Let $(M,g)$ be a Riemannian manifold with Levi Civita connection $\nabla$. Then $\nabla$ satisfies a compatibility condition:
$(\nabla_ZX,Y)+(X,\nabla_ZY)=Z((X,Y))$
where $(\cdot,-)$ is a Hermitian pairing. In general, if we have a connection $\nabla$ on bundle $E$ (in our case $E=TM$) one can define the dual connection with the formula
$\nabla'_Z(\alpha)=Z(\alpha(\cdot))-\alpha(\nabla_Z(\cdot))$
where $\alpha$ is a one form. My question is the following:
Does the dual connection satisfy compatibility condition?
I did some computation and get that compatibility is equivalent to the condition:
$Z(g^{ij})\alpha_i\beta_j=-g^{ij}Z^p\Gamma_{pi}^q\alpha_q\beta_j-g^{ij}Z^p\Gamma_{pj}^q\alpha_i\beta_q$
where $\Gamma_{ij}^k$ are defined by $\nabla_{\partial_i}\partial_j=\Gamma_{ij}^k\partial_k$, $g^{ij}$ are components of the inverse matrix to the$(g_{ij})_{i,j}$ where $g_{i,j}=g(\partial_i,\partial_j)$ (I used the Einstein summation convention).
It's a bit too late in the evening for me to start the calculation, but in general the Levi Civita connection extends to the higher order tensor bundles (which all inherit a scalar product) and satisfies there the corresponding compatibility conditions. Without having checked I think your $\nabla^\prime$ is just that.

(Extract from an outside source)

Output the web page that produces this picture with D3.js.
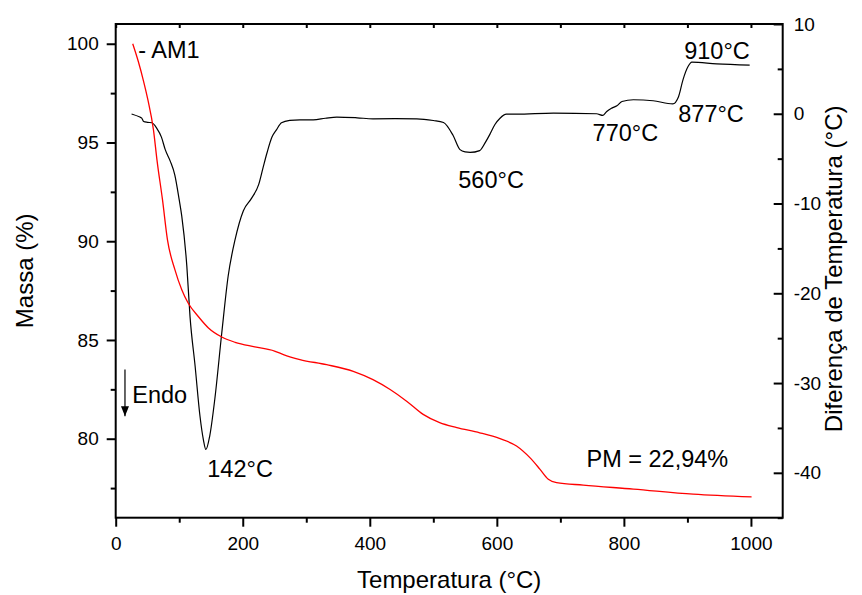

This is discussed in detail in the second volume of Michael Spivak's "Comprehensive Introduction to Differential Geometry", where you will also find all the formulae both in coordinate free as well as in coordinate dependent formulation.
What you are after specifically with your question is something which is called 'Ricci's Lemma' (also often referred to by saying that 'the metric is parallel wrt to it's induced (Levi Civita) connection'), which you will find in the index formulation as Lemma 3 in Chapter 5 in that book.